Write the material out again exactly as it stands.

[Records with drawing code]
>> BEGIN

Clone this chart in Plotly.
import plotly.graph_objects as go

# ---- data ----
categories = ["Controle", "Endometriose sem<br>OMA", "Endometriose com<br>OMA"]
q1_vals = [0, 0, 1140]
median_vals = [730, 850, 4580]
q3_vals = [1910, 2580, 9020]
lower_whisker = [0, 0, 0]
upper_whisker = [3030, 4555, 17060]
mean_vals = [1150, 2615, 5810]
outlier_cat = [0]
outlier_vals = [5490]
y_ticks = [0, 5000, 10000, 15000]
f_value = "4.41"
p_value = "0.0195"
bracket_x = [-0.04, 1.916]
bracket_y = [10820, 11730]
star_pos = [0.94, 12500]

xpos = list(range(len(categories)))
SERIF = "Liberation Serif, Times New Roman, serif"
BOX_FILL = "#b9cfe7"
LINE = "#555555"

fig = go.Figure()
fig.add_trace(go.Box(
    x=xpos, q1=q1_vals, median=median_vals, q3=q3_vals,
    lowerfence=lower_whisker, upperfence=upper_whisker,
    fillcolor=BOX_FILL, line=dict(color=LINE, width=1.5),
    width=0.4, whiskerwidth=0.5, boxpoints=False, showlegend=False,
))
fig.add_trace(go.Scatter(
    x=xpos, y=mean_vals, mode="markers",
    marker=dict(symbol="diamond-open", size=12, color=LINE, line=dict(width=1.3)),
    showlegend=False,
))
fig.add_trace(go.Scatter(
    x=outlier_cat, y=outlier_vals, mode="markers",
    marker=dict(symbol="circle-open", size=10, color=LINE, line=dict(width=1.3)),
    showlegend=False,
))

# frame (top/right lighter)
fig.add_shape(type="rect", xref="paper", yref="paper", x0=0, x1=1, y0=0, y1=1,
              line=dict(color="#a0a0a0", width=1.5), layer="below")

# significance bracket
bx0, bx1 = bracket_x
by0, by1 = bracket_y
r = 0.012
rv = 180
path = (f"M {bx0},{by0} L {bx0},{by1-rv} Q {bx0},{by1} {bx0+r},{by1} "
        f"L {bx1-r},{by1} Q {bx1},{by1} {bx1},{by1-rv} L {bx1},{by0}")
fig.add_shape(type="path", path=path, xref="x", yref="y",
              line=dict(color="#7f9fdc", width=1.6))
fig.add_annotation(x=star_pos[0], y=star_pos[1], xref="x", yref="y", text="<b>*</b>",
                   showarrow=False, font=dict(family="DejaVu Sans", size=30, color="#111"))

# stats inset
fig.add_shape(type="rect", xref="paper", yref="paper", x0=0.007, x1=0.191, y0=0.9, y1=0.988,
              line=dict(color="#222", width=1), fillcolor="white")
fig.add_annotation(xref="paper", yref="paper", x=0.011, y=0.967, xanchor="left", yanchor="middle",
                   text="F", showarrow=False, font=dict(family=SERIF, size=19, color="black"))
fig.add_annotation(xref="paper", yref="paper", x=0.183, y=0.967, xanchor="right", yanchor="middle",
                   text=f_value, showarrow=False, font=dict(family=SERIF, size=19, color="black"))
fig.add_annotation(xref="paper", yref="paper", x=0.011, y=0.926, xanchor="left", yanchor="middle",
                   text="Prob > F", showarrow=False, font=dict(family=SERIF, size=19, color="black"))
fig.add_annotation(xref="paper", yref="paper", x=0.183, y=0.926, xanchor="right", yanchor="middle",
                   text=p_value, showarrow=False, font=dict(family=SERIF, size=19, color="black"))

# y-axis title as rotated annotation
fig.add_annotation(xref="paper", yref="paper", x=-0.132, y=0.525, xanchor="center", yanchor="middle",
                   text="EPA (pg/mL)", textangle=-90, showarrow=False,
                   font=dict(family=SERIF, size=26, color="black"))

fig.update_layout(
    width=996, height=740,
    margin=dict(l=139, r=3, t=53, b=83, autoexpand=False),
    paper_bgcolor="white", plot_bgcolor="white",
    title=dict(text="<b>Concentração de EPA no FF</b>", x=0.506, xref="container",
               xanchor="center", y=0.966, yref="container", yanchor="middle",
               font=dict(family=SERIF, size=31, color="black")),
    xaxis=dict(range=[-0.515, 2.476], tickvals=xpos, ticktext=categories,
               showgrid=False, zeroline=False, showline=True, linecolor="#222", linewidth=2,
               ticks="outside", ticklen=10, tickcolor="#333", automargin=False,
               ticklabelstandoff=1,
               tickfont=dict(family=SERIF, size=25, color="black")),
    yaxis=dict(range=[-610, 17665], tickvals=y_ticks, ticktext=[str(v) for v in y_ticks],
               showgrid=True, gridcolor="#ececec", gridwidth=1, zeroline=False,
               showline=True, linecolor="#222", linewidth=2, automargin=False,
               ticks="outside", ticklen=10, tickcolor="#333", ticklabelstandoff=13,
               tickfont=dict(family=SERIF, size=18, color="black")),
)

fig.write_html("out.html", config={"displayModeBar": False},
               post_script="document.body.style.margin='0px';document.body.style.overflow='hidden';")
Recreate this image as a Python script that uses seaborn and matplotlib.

>> END

Solution for this problem —
Clone this chart in Plotly.
import plotly.graph_objects as go

# ---- data ----
categories = ["Controle", "Endometriose sem<br>OMA", "Endometriose com<br>OMA"]
q1_vals = [0, 0, 1140]
median_vals = [730, 850, 4580]
q3_vals = [1910, 2580, 9020]
lower_whisker = [0, 0, 0]
upper_whisker = [3030, 4555, 17060]
mean_vals = [1150, 2615, 5810]
outlier_cat = [0]
outlier_vals = [5490]
y_ticks = [0, 5000, 10000, 15000]
f_value = "4.41"
p_value = "0.0195"
bracket_x = [-0.04, 1.916]
bracket_y = [10820, 11730]
star_pos = [0.94, 12500]

xpos = list(range(len(categories)))
SERIF = "Liberation Serif, Times New Roman, serif"
BOX_FILL = "#b9cfe7"
LINE = "#555555"

fig = go.Figure()
fig.add_trace(go.Box(
    x=xpos, q1=q1_vals, median=median_vals, q3=q3_vals,
    lowerfence=lower_whisker, upperfence=upper_whisker,
    fillcolor=BOX_FILL, line=dict(color=LINE, width=1.5),
    width=0.4, whiskerwidth=0.5, boxpoints=False, showlegend=False,
))
fig.add_trace(go.Scatter(
    x=xpos, y=mean_vals, mode="markers",
    marker=dict(symbol="diamond-open", size=12, color=LINE, line=dict(width=1.3)),
    showlegend=False,
))
fig.add_trace(go.Scatter(
    x=outlier_cat, y=outlier_vals, mode="markers",
    marker=dict(symbol="circle-open", size=10, color=LINE, line=dict(width=1.3)),
    showlegend=False,
))

# frame (top/right lighter)
fig.add_shape(type="rect", xref="paper", yref="paper", x0=0, x1=1, y0=0, y1=1,
              line=dict(color="#a0a0a0", width=1.5), layer="below")

# significance bracket
bx0, bx1 = bracket_x
by0, by1 = bracket_y
r = 0.012
rv = 180
path = (f"M {bx0},{by0} L {bx0},{by1-rv} Q {bx0},{by1} {bx0+r},{by1} "
        f"L {bx1-r},{by1} Q {bx1},{by1} {bx1},{by1-rv} L {bx1},{by0}")
fig.add_shape(type="path", path=path, xref="x", yref="y",
              line=dict(color="#7f9fdc", width=1.6))
fig.add_annotation(x=star_pos[0], y=star_pos[1], xref="x", yref="y", text="<b>*</b>",
                   showarrow=False, font=dict(family="DejaVu Sans", size=30, color="#111"))

# stats inset
fig.add_shape(type="rect", xref="paper", yref="paper", x0=0.007, x1=0.191, y0=0.9, y1=0.988,
              line=dict(color="#222", width=1), fillcolor="white")
fig.add_annotation(xref="paper", yref="paper", x=0.011, y=0.967, xanchor="left", yanchor="middle",
                   text="F", showarrow=False, font=dict(family=SERIF, size=19, color="black"))
fig.add_annotation(xref="paper", yref="paper", x=0.183, y=0.967, xanchor="right", yanchor="middle",
                   text=f_value, showarrow=False, font=dict(family=SERIF, size=19, color="black"))
fig.add_annotation(xref="paper", yref="paper", x=0.011, y=0.926, xanchor="left", yanchor="middle",
                   text="Prob > F", showarrow=False, font=dict(family=SERIF, size=19, color="black"))
fig.add_annotation(xref="paper", yref="paper", x=0.183, y=0.926, xanchor="right", yanchor="middle",
                   text=p_value, showarrow=False, font=dict(family=SERIF, size=19, color="black"))

# y-axis title as rotated annotation
fig.add_annotation(xref="paper", yref="paper", x=-0.132, y=0.525, xanchor="center", yanchor="middle",
                   text="EPA (pg/mL)", textangle=-90, showarrow=False,
                   font=dict(family=SERIF, size=26, color="black"))

fig.update_layout(
    width=996, height=740,
    margin=dict(l=139, r=3, t=53, b=83, autoexpand=False),
    paper_bgcolor="white", plot_bgcolor="white",
    title=dict(text="<b>Concentração de EPA no FF</b>", x=0.506, xref="container",
               xanchor="center", y=0.966, yref="container", yanchor="middle",
               font=dict(family=SERIF, size=31, color="black")),
    xaxis=dict(range=[-0.515, 2.476], tickvals=xpos, ticktext=categories,
               showgrid=False, zeroline=False, showline=True, linecolor="#222", linewidth=2,
               ticks="outside", ticklen=10, tickcolor="#333", automargin=False,
               ticklabelstandoff=1,
               tickfont=dict(family=SERIF, size=25, color="black")),
    yaxis=dict(range=[-610, 17665], tickvals=y_ticks, ticktext=[str(v) for v in y_ticks],
               showgrid=True, gridcolor="#ececec", gridwidth=1, zeroline=False,
               showline=True, linecolor="#222", linewidth=2, automargin=False,
               ticks="outside", ticklen=10, tickcolor="#333", ticklabelstandoff=13,
               tickfont=dict(family=SERIF, size=18, color="black")),
)

fig.write_html("out.html", config={"displayModeBar": False},
               post_script="document.body.style.margin='0px';document.body.style.overflow='hidden';")
Recreate this image as a Python script that uses seaborn and matplotlib.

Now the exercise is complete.